Check every line below for the word "with" and copy the ones that have it.

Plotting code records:
────────────────────
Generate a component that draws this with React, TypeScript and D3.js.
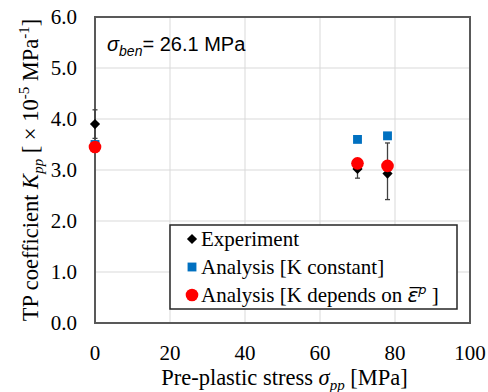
import * as d3 from "d3";
import { useEffect, useRef } from "react";

// pre-plastic stress [MPa]
const stress = [0, 70, 78];
// experiment, with error bar ends
const experiment = [3.9, 3.02, 2.93];
const expLow = [3.62, 2.84, 2.42];
const expHigh = [4.18, 3.2, 3.53];
// analyses
const kConstant = [3.5, 3.6, 3.67];
const kDepends = [3.45, 3.13, 3.08];

const xTicks = [0, 20, 40, 60, 80, 100];
const yTicks = [0, 1, 2, 3, 4, 5, 6];

const W = 488;
const H = 392;

export default function App() {
  const svgRef = useRef<SVGSVGElement | null>(null);

  useEffect(() => {
    const svg = d3.select(svgRef.current);
    svg.selectAll("*").remove();

    const margin = { top: 17, right: 18, bottom: 69, left: 95 };
    const x = d3.scaleLinear().domain([0, 100]).range([margin.left, W - margin.right]);
    const y = d3.scaleLinear().domain([0, 6]).range([H - margin.bottom, margin.top]);

    const serif = "'Liberation Serif', 'Times New Roman', serif";

    // gridlines
    svg.append("g")
      .selectAll("line")
      .data(yTicks.slice(1))
      .join("line")
      .attr("x1", x(0)).attr("x2", x(100))
      .attr("y1", (d) => y(d)).attr("y2", (d) => y(d))
      .attr("stroke", "#d9d9d9").attr("stroke-width", 1);
    svg.append("g")
      .selectAll("line")
      .data(xTicks.slice(1))
      .join("line")
      .attr("y1", y(0)).attr("y2", y(6))
      .attr("x1", (d) => x(d)).attr("x2", (d) => x(d))
      .attr("stroke", "#d9d9d9").attr("stroke-width", 1);

    // frame
    svg.append("rect")
      .attr("x", x(0)).attr("y", y(6))
      .attr("width", x(100) - x(0)).attr("height", y(0) - y(6))
      .attr("fill", "none").attr("stroke", "#595959").attr("stroke-width", 2);

    // tick labels
    svg.append("g")
      .selectAll("text")
      .data(yTicks)
      .join("text")
      .attr("x", x(0) - 18)
      .attr("y", (d) => y(d) + 7)
      .attr("text-anchor", "end")
      .style("font-family", serif).style("font-size", "21px")
      .text((d) => d3.format(".1f")(d));
    svg.append("g")
      .selectAll("text")
      .data(xTicks)
      .join("text")
      .attr("x", (d) => x(d))
      .attr("y", y(0) + 37)
      .attr("text-anchor", "middle")
      .style("font-family", serif).style("font-size", "21px")
      .text((d) => d);

    // x title
    const xt = svg.append("text")
      .attr("x", x(50) + 2).attr("y", y(0) + 62)
      .attr("text-anchor", "middle")
      .style("font-family", serif).style("font-size", "22.5px");
    xt.append("tspan").text("Pre-plastic stress ");
    xt.append("tspan").style("font-style", "italic").text("σ");
    xt.append("tspan").style("font-style", "italic").style("font-size", "15px").attr("dy", 5).text("pp");
    xt.append("tspan").attr("dy", -5).text(" [MPa]");

    // y title
    const yt = svg.append("text")
      .attr("transform", `translate(38,170) rotate(-90)`)
      .attr("text-anchor", "middle")
      .style("font-family", serif).style("font-size", "22.5px");
    yt.append("tspan").text("TP coefficient ");
    yt.append("tspan").style("font-style", "italic").text("K");
    yt.append("tspan").style("font-style", "italic").style("font-size", "15px").attr("dy", 5).text("pp");
    yt.append("tspan").attr("dy", -5).text(" [ × 10");
    yt.append("tspan").style("font-size", "15px").attr("dy", -9).text("-5");
    yt.append("tspan").attr("dy", 9).text(" MPa");
    yt.append("tspan").style("font-size", "15px").attr("dy", -9).text("-1");
    yt.append("tspan").attr("dy", 9).text("]");

    // annotation
    const ann = svg.append("text")
      .attr("x", x(0) + 12).attr("y", y(6) + 34)
      .style("font-family", "'Liberation Sans', Arial, sans-serif").style("font-size", "20px");
    ann.append("tspan").style("font-style", "italic").text("σ");
    ann.append("tspan").style("font-style", "italic").style("font-size", "14px").attr("dy", 5).text("ben");
    ann.append("tspan").attr("dy", -5).text("= 26.1 MPa");

    // error bars
    const eb = svg.append("g").attr("stroke", "#404040").attr("stroke-width", 1.3);
    stress.forEach((s, i) => {
      eb.append("line").attr("x1", x(s)).attr("x2", x(s)).attr("y1", y(expLow[i])).attr("y2", y(expHigh[i]));
      [expLow[i], expHigh[i]].forEach((v) =>
        eb.append("line").attr("x1", x(s) - 2.5).attr("x2", x(s) + 2.5).attr("y1", y(v)).attr("y2", y(v)));
    });

    const diamond = d3.symbol().type(d3.symbolDiamond2).size(66);
    const square = d3.symbol().type(d3.symbolSquare2).size(100);

    svg.append("g").selectAll("path")
      .data(stress)
      .join("path")
      .attr("d", square)
      .attr("transform", (d, i) => `translate(${x(d)},${y(kConstant[i])})`)
      .attr("fill", "#0070c0");
    svg.append("g").selectAll("path")
      .data(stress)
      .join("path")
      .attr("d", diamond)
      .attr("transform", (d, i) => `translate(${x(d)},${y(experiment[i])})`)
      .attr("fill", "#000");
    svg.append("g").selectAll("circle")
      .data(stress)
      .join("circle")
      .attr("cx", (d) => x(d)).attr("cy", (d, i) => y(kDepends[i]))
      .attr("r", 6.3)
      .attr("fill", "#ff0000");

    // legend
    const lg = svg.append("g").attr("transform", "translate(170,225)");
    lg.append("rect").attr("width", 287).attr("height", 84)
      .attr("fill", "#fff").attr("stroke", "#262626").attr("stroke-width", 1.5);
    const rows = ["Experiment", "Analysis [K constant]", "Analysis [K depends on "];
    rows.forEach((r, i) => {
      const cy = 14 + i * 28;
      if (i === 0) lg.append("path").attr("d", diamond).attr("transform", `translate(22,${cy})`).attr("fill", "#000");
      if (i === 1) lg.append("path").attr("d", square).attr("transform", `translate(22,${cy})`).attr("fill", "#0070c0");
      if (i === 2) lg.append("circle").attr("cx", 22).attr("cy", cy).attr("r", 6.3).attr("fill", "#ff0000");
      const t = lg.append("text").attr("x", 31).attr("y", cy + 7)
        .style("font-family", serif).style("font-size", "21px").text(r);
      if (i === 2) {
        t.append("tspan").style("font-family", "'DejaVu Sans', sans-serif").style("font-style", "italic")
          .style("font-size", "20px").text("ε\u0305");
        t.append("tspan").style("font-family", "'DejaVu Sans', sans-serif").style("font-style", "italic")
          .style("font-size", "13px").attr("dy", -8).text("p");
        t.append("tspan").attr("dy", 8).text(" ]");
      }
    });
  }, []);

  return (
    <div style={{ position: "absolute", left: 0, top: 0 }}>
      <svg ref={svgRef} width={W} height={H} style={{ display: "block", background: "#fff" }} />
    </div>
  );
}
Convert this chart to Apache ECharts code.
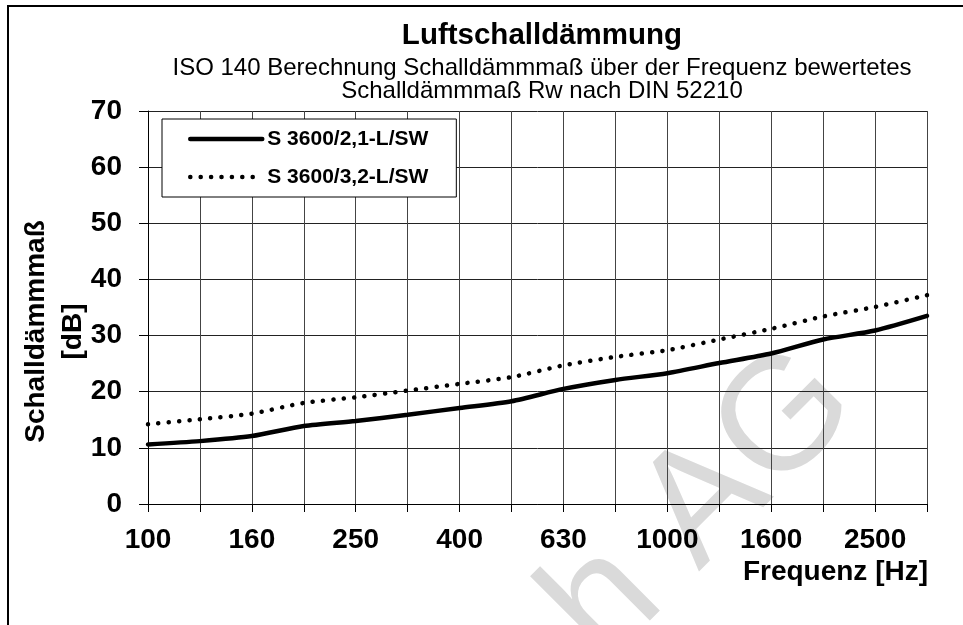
────────────────────
Solution:
Generate a component that draws this with React, TypeScript and D3.js.
// experiment, with error bar ends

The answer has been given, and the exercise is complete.